[YOUR TASK]: Only the lines from the one containing "The picture is" down to the one containing "ax2 = fig.add_axes([0.574, 0.4266, 0.424, 0.5564])" should be printed, exactly as they stand, ends included.

___ INFORMATION PROVIDED

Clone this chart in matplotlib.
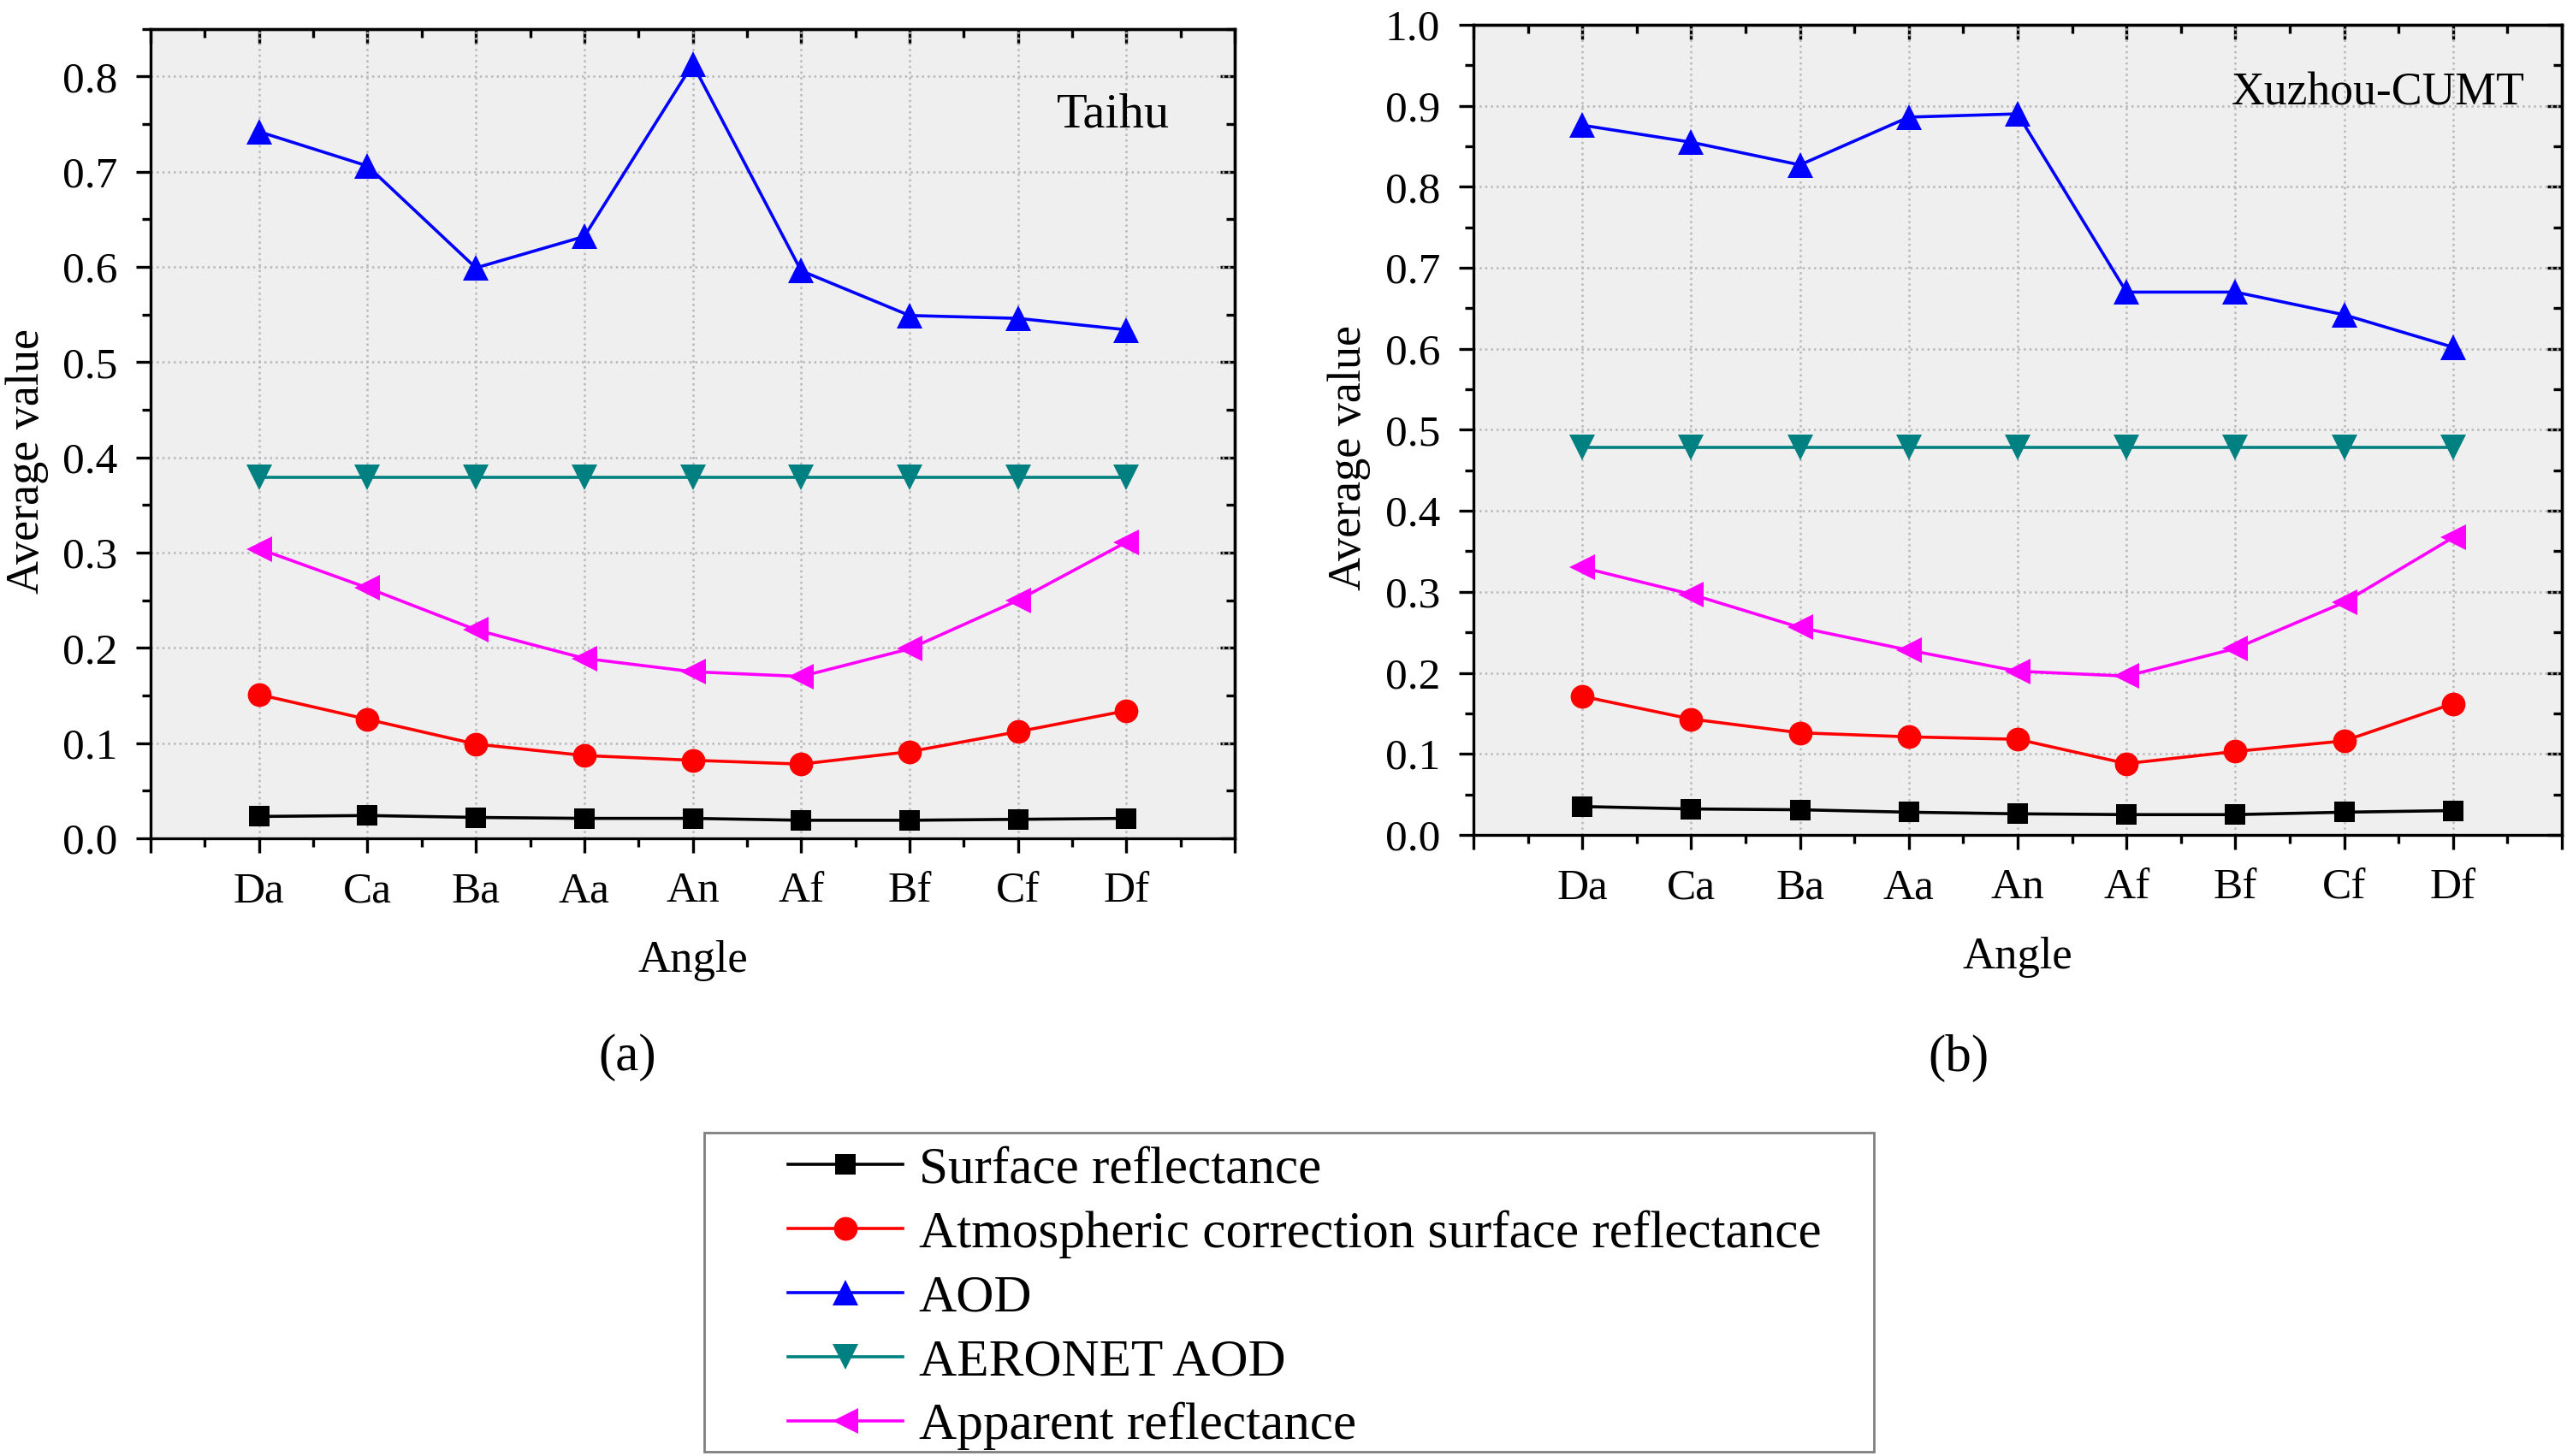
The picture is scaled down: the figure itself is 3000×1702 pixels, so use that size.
import matplotlib
matplotlib.use('Agg')
import matplotlib.pyplot as plt
from matplotlib.ticker import MultipleLocator, FormatStrFormatter
from matplotlib.patches import Rectangle

plt.rcParams['font.family'] = ['Liberation Serif', 'DejaVu Serif']

angles = ['Da', 'Ca', 'Ba', 'Aa', 'An', 'Af', 'Bf', 'Cf', 'Df']

# (a) Taihu
taihu_surface = [0.023, 0.024, 0.022, 0.021, 0.021, 0.019, 0.019, 0.020, 0.021]
taihu_atmos = [0.151, 0.125, 0.099, 0.087, 0.082, 0.078, 0.091, 0.112, 0.134]
taihu_aod = [0.742, 0.706, 0.599, 0.632, 0.813, 0.596, 0.549, 0.546, 0.534]
taihu_aeronet = [0.379] * 9
taihu_apparent = [0.304, 0.263, 0.219, 0.189, 0.175, 0.170, 0.199, 0.250, 0.311]

# (b) Xuzhou-CUMT
xz_surface = [0.035, 0.032, 0.031, 0.028, 0.026, 0.025, 0.025, 0.028, 0.030]
xz_atmos = [0.171, 0.143, 0.126, 0.121, 0.118, 0.088, 0.103, 0.116, 0.162]
xz_aod = [0.876, 0.855, 0.827, 0.886, 0.890, 0.670, 0.670, 0.642, 0.602]
xz_aeronet = [0.478] * 9
xz_apparent = [0.330, 0.297, 0.256, 0.228, 0.202, 0.196, 0.230, 0.287, 0.367]

labels = ['Surface reflectance', 'Atmospheric correction surface reflectance',
          'AOD', 'AERONET AOD', 'Apparent reflectance']
colors = ['black', '#ff0000', '#0000ff', '#008080', '#ff00ff']
markers = ['s', 'o', '^', 'v', '<']
msizes = [8.5, 10, 11, 11, 11]

x = list(range(1, len(angles) + 1))

fig = plt.figure(figsize=(15, 8.51), dpi=200)
ax1 = fig.add_axes([0.0587, 0.4242, 0.4223, 0.556])
ax2 = fig.add_axes([0.574, 0.4266, 0.424, 0.5564])


def draw(ax, series, ymax, site, tx, ty, tsize):
    ax.set_facecolor('#efefef')
    for vals, c, m, ms, lab in zip(series, colors, markers, msizes, labels):
        ax.plot(x, vals, color=c, marker=m, markersize=ms, lw=1.3,
                markeredgewidth=0, label=lab, zorder=3)
    ax.set_xlim(0, 10)
    ax.set_ylim(0, ymax)
    ax.xaxis.set_minor_locator(MultipleLocator(0.5))
    ax.yaxis.set_major_locator(MultipleLocator(0.1))
    ax.yaxis.set_minor_locator(MultipleLocator(0.05))
    ax.set_xticks(range(0, 11))
    ax.set_xticklabels([''] + angles + [''])
    ax.yaxis.set_major_formatter(FormatStrFormatter('%.1f'))
    ax.grid(True, which='major', color='#b8b8b8', ls=':', lw=0.9, zorder=0)
    ax.set_axisbelow(True)
    for s in ax.spines.values():
        s.set_linewidth(1.2)
    ax.tick_params(which='major', direction='out', length=6, width=1.2,
                   labelsize=18.5, pad=8)
    ax.tick_params(which='minor', direction='out', length=3.5, width=1.2)
    # mirrored ticks on top/right pointing inward
    top = ax.secondary_xaxis('top')
    top.xaxis.set_major_locator(MultipleLocator(1))
    top.xaxis.set_minor_locator(MultipleLocator(0.5))
    top.tick_params(which='major', direction='in', length=6, width=1.2, labeltop=False)
    top.tick_params(which='minor', direction='in', length=3.5, width=1.2)
    top.spines['top'].set_linewidth(1.2)
    right = ax.secondary_yaxis('right')
    right.yaxis.set_major_locator(MultipleLocator(0.1))
    right.yaxis.set_minor_locator(MultipleLocator(0.05))
    right.tick_params(which='major', direction='in', length=6, width=1.2, labelright=False)
    right.tick_params(which='minor', direction='in', length=3.5, width=1.2)
    right.spines['right'].set_linewidth(1.2)
    ax.set_xlabel('Angle', fontsize=19, labelpad=12)
    ax.set_ylabel('Average value', fontsize=19.5)
    ax.yaxis.set_label_coords(-0.094, 0.466)
    ax.text(tx, ty, site, transform=ax.transAxes, fontsize=tsize, ha='right', va='center')


draw(ax1, [taihu_surface, taihu_atmos, taihu_aod, taihu_aeronet, taihu_apparent],
     0.85, 'Taihu', 0.94, 0.893, 21)
draw(ax2, [xz_surface, xz_atmos, xz_aod, xz_aeronet, xz_apparent],
     1.0, 'Xuzhou-CUMT', 0.966, 0.915, 19.3)

fig.text(0.2445, 0.2735, '(a)', fontsize=22, ha='center', va='center')
fig.text(0.763, 0.2735, '(b)', fontsize=22, ha='center', va='center')

# legend frame drawn separately so the padding matches the original
fig.patches.append(Rectangle((0.2743, 0.003), 0.4557, 0.2191, transform=fig.transFigure,
                             facecolor='white', edgecolor='#808080', lw=1.0, zorder=0))

handles, labs = ax1.get_legend_handles_labels()
fig.legend(handles, labs, loc='upper left', bbox_to_anchor=(0.307, 0.213),
           fontsize=22, frameon=False, handlelength=2.2,
           handletextpad=0.3, labelspacing=0.31, borderpad=0,
           borderaxespad=0)

fig.savefig('out.png', dpi=200)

______

[EXERCISE OUTPUT]:
The picture is scaled down: the figure itself is 3000×1702 pixels, so use that size.
import matplotlib
matplotlib.use('Agg')
import matplotlib.pyplot as plt
from matplotlib.ticker import MultipleLocator, FormatStrFormatter
from matplotlib.patches import Rectangle

plt.rcParams['font.family'] = ['Liberation Serif', 'DejaVu Serif']

angles = ['Da', 'Ca', 'Ba', 'Aa', 'An', 'Af', 'Bf', 'Cf', 'Df']

# (a) Taihu
taihu_surface = [0.023, 0.024, 0.022, 0.021, 0.021, 0.019, 0.019, 0.020, 0.021]
taihu_atmos = [0.151, 0.125, 0.099, 0.087, 0.082, 0.078, 0.091, 0.112, 0.134]
taihu_aod = [0.742, 0.706, 0.599, 0.632, 0.813, 0.596, 0.549, 0.546, 0.534]
taihu_aeronet = [0.379] * 9
taihu_apparent = [0.304, 0.263, 0.219, 0.189, 0.175, 0.170, 0.199, 0.250, 0.311]

# (b) Xuzhou-CUMT
xz_surface = [0.035, 0.032, 0.031, 0.028, 0.026, 0.025, 0.025, 0.028, 0.030]
xz_atmos = [0.171, 0.143, 0.126, 0.121, 0.118, 0.088, 0.103, 0.116, 0.162]
xz_aod = [0.876, 0.855, 0.827, 0.886, 0.890, 0.670, 0.670, 0.642, 0.602]
xz_aeronet = [0.478] * 9
xz_apparent = [0.330, 0.297, 0.256, 0.228, 0.202, 0.196, 0.230, 0.287, 0.367]

labels = ['Surface reflectance', 'Atmospheric correction surface reflectance',
          'AOD', 'AERONET AOD', 'Apparent reflectance']
colors = ['black', '#ff0000', '#0000ff', '#008080', '#ff00ff']
markers = ['s', 'o', '^', 'v', '<']
msizes = [8.5, 10, 11, 11, 11]

x = list(range(1, len(angles) + 1))

fig = plt.figure(figsize=(15, 8.51), dpi=200)
ax1 = fig.add_axes([0.0587, 0.4242, 0.4223, 0.556])
ax2 = fig.add_axes([0.574, 0.4266, 0.424, 0.5564])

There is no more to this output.